Tuesday, 22 January 2013

Info-Glut: A Portrait

(Click to Expand)

I found this charcoal and pencil drawing by Laurie Lipton, an American artist currently based in London.  The drawing is really interesting in how it portrays the current "info-glut" generation with an overweight infant-like man, staring wide-eyed at a computer screen, surrounded only by wires and technology (and a fountain pop :) ).  While having such vast access to information definitely has its advantages, taking a break to analyse its negative affects is an important way to avoid any long-lasting damage that information gluttony can cause.
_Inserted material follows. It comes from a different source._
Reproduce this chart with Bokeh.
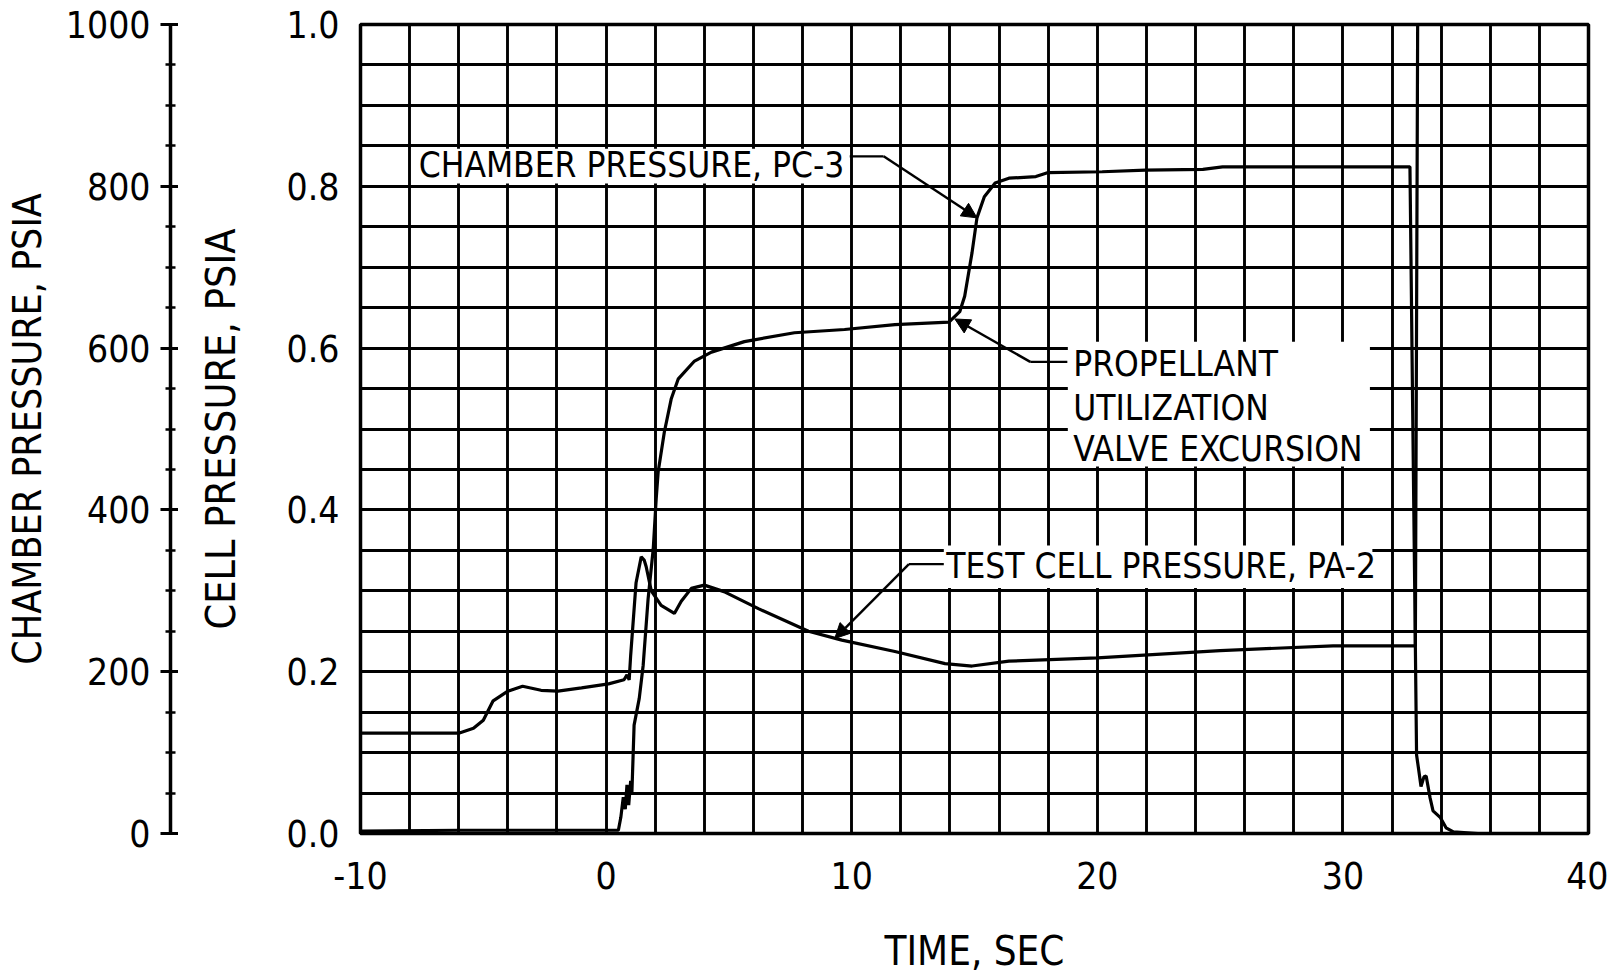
from bokeh.plotting import figure
from bokeh.layouts import row
from bokeh.models import (Range1d, SingleIntervalTicker, PrintfTickFormatter,
                          Label, Arrow, NormalHead)
from bokeh.embed import file_html
from bokeh.resources import INLINE

# ---------------- data ----------------
chamber_time = [-10, -6, -2, 0.5, 0.6, 0.7, 0.78, 0.85, 0.92, 1.0, 1.05, 1.14, 1.35, 1.51,
                1.71, 1.92, 2.04, 2.12, 2.37, 2.65, 2.94, 3.6, 4.29, 5.63, 7.67, 9.71, 11.76,
                13.96, 14.4, 14.6, 14.9, 15.1, 15.4, 15.84, 16.4, 17.5, 18.0, 20.2, 21.96,
                24.3, 25.1, 32.73, 32.85, 32.95, 33.0, 33.08, 33.18, 33.3, 33.39, 33.55,
                33.67, 33.96, 34.2, 34.5, 35.5, 40]
chamber_psia = [3, 4, 4, 4, 20, 45, 30, 60, 35, 65, 50, 134, 167, 208,
                290, 352, 414, 447, 496, 537, 562, 584, 595, 608, 619, 623, 629,
                632, 645, 664, 718, 761, 787, 804, 810, 812, 817, 818, 820,
                821, 824, 824, 500, 232, 97, 80, 58, 70, 71, 44,
                28, 20, 7, 2, 0, 0]

cell_time = [-10, -6.0, -5.4, -5.0, -4.6, -4.0, -3.4, -2.65, -1.96, -1.0,
             0.1, 0.73, 0.85, 0.94, 1.0, 1.22, 1.43, 1.55, 1.63, 1.84,
             2.24, 2.78, 3.06, 3.47, 4.0, 4.8, 6.2, 8.24, 9.6, 11.76,
             13.8, 14.9, 16.4, 20.0, 25.0, 29.6, 32.95, 33.05]
cell_psia = [0.124, 0.124, 0.13, 0.14, 0.164, 0.176, 0.182, 0.177, 0.176, 0.18,
             0.185, 0.19, 0.196, 0.19, 0.22, 0.31, 0.342, 0.338, 0.33, 0.30,
             0.282, 0.272, 0.287, 0.303, 0.307, 0.299, 0.278, 0.25, 0.239, 0.225,
             0.21, 0.207, 0.213, 0.217, 0.226, 0.232, 0.232, 1.05]

time_ticks = [-10, 0, 10, 20, 30, 40]
cell_ticks = [0.0, 0.2, 0.4, 0.6, 0.8, 1.0]
chamber_ticks = [0, 200, 400, 600, 800, 1000]

AX_FONT = "'DejaVu Sans Condensed', 'Liberation Sans Narrow', sans-serif"
ANN_FONT = "'DejaVu Sans Condensed', 'Liberation Sans Narrow', sans-serif"

H = 976
TOP, BOTTOM = 24, 140

# ---------------- left figure: chamber pressure axis ----------------
p1 = figure(width=178, height=H, x_range=Range1d(0, 1), y_range=Range1d(0, 1000),
            x_axis_location=None, toolbar_location=None, output_backend="svg",
            min_border_left=170, min_border_right=0, min_border_top=TOP,
            min_border_bottom=BOTTOM, outline_line_color=None)
p1.grid.visible = False
ax = p1.yaxis[0]
ax.ticker = SingleIntervalTicker(interval=200, num_minor_ticks=4)
ax.formatter = PrintfTickFormatter(format="%d")
ax.axis_line_width = 3.5
ax.major_tick_line_width = 3
ax.minor_tick_line_width = 2.5
ax.major_tick_in = 10
ax.major_tick_out = 10
ax.minor_tick_in = 5
ax.minor_tick_out = 5
ax.major_label_standoff = 10
ax.major_label_text_font = AX_FONT
ax.major_label_text_font_size = "37px"
ax.major_label_text_color = "black"
ax.axis_label = "CHAMBER PRESSURE, PSIA"
ax.axis_label_text_font = AX_FONT
ax.axis_label_text_font_size = "39px"
ax.axis_label_text_font_style = "normal"
ax.axis_label_text_color = "black"
ax.axis_label_standoff = 13

# ---------------- main figure ----------------
p2 = figure(width=1430, height=H, x_range=Range1d(-10, 40), y_range=Range1d(0, 1),
            toolbar_location=None, output_backend="svg",
            min_border_left=182, min_border_right=20, min_border_top=TOP,
            min_border_bottom=BOTTOM, outline_line_color="black", outline_line_width=3.5)
p2.extra_y_ranges = {"chamber": Range1d(0, 1000)}

p2.xgrid.ticker = SingleIntervalTicker(interval=2)
p2.ygrid.ticker = SingleIntervalTicker(interval=0.05)
for g in (p2.xgrid[0], p2.ygrid[0]):
    g.grid_line_color = "black"
    g.grid_line_width = 2.9
    g.grid_line_alpha = 1.0

xa = p2.xaxis[0]
xa.ticker = time_ticks
xa.formatter = PrintfTickFormatter(format="%d")
xa.axis_line_color = None
xa.major_tick_in = 0
xa.major_tick_out = 0
xa.minor_tick_in = 0
xa.minor_tick_out = 0
xa.major_label_standoff = 28
xa.major_label_text_font = AX_FONT
xa.major_label_text_font_size = "37px"
xa.major_label_text_color = "black"
xa.axis_label = "TIME, SEC"
xa.axis_label_text_font = AX_FONT
xa.axis_label_text_font_size = "40px"
xa.axis_label_text_font_style = "normal"
xa.axis_label_text_color = "black"
xa.axis_label_standoff = 36

ya = p2.yaxis[0]
ya.ticker = cell_ticks
ya.formatter = PrintfTickFormatter(format="%.1f")
ya.axis_line_color = None
ya.major_tick_in = 0
ya.major_tick_out = 0
ya.minor_tick_in = 0
ya.minor_tick_out = 0
ya.major_label_standoff = 21
ya.major_label_text_font = AX_FONT
ya.major_label_text_font_size = "37px"
ya.major_label_text_color = "black"
ya.axis_label = "CELL PRESSURE, PSIA"
ya.axis_label_text_font = AX_FONT
ya.axis_label_text_font_size = "41px"
ya.axis_label_text_font_style = "normal"
ya.axis_label_text_color = "black"
ya.axis_label_standoff = 39

# white cut-outs behind the annotation texts
p2.quad(left=[-7.93, 18.8, 13.75], right=[9.93, 31.1, 31.2],
        bottom=[0.8035, 0.4535, 0.3035], top=[0.8465, 0.608, 0.356],
        fill_color="white", line_color=None)

# curves
p2.line(cell_time, cell_psia, line_color="black", line_width=3.2)
p2.line(chamber_time, chamber_psia, y_range_name="chamber", line_color="black", line_width=3.2)

# annotations
def leader(x0, y0, x1, y1, x2, y2):
    p2.line([x0, x1], [y0, y1], line_color="black", line_width=2.4)
    p2.add_layout(Arrow(end=NormalHead(size=15, fill_color="black", line_color="black"),
                        x_start=x1, y_start=y1, x_end=x2, y_end=y2,
                        line_color="black", line_width=2.4))

leader(9.92, 0.837, 11.3, 0.837, 15.1, 0.761)
leader(18.78, 0.583, 17.27, 0.583, 14.2, 0.636)
leader(13.75, 0.333, 12.33, 0.333, 9.31, 0.241)

def label(x, y, text):
    p2.add_layout(Label(x=x, y=y, text=text, text_font=ANN_FONT, text_font_size="35px",
                        text_color="black", text_align="left", text_baseline="middle"))

label(-7.63, 0.826, "CHAMBER PRESSURE, PC-3")
label(19.02, 0.580, "PROPELLANT")
label(19.02, 0.526, "UTILIZATION")
label(19.02, 0.475, "VALVE EXCURSION")
label(13.85, 0.331, "TEST CELL PRESSURE, PA-2")

layout = row(p1, p2)
open("out.html", "w").write(file_html(layout, INLINE))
One main implications of our culture having so much information available at our fingertips through the internet is isolation.  As is shown above in Lipton's drawing, the subject is alone, surrounded only by machine.  Acquiring all information through the internet takes out the interaction one would experience through inquiry at a library, an expert, or more knowledgeable person.  People are entirely self-sufficient in information pursuits.  This problem of isolation can also be seen through the rise in social media.  Many relationships on one's "friend's list" are reduced to reading statuses and looking at pictures rather than in-person interaction.  Technology's impact on Information retrieval and relationships both point to the isolating result the internet has on our culture.

Any thoughts?


  1. I love this picture! I think it really illustrates the negative effects of info-glut. I also think that this take on info-glut can be tied into the fish studying water theme. It's so easy to judge other people who are engulfed with social media and technology when they bump into you because they were staring at their phone, but how often do you sit back and examine the effects of info-glut in our own lives? Sometimes, it is hard to separate what we are looking at on the internet from the living world around us.

  2. The fish in water analogy definitely applies here. Anyone looking in on the situation can see how 'out of control' it's gotten. Causes one to wonder what a bird's eye perspective might reveal about our relationship with information.

  3. I'd be interested in hearing how you might qualify the kind of isolation that you think the internet or social media might generate. Online forums, for example, certainly seem physically isolating, but they also afford opportunities for virtual community-building. It seems like there's a bit of paradox there. And thanks for the pic! For some reason, it makes me think of mutated Tetsuo at the end of Akira. Crazy flick!

  4. Chaya, while online forums provide an opportunity for virtual community-building that obviously isn't possible in face-to-face communication, the relationships built through this medium are, in my opinion, far less personal. When we communicate through technology, there is an opportunity to distance ourselves from other people. Relationships can be reduced to writing "happy birthday" on someone's wall when Facebook informs us that a "friend's" birthday is that day. This is typical, in my experience, with people who you are not that close to.

    Digital communication seems to have two results that I see. First, it makes relationships that aren't close in the first place far more distant, like in the example above. Secondly, it does make relationships between closer friends more concrete. With those who you actually do spend face-to-face time with, social media and the digital world adds another level that you can communicate with your friends. Events can be planned, plans can be made, and memories can be immortalized through pictures and "life events." This is obviously a positive aspect of digital communication. However, there is also the very real issue of impersonalized relationships as well.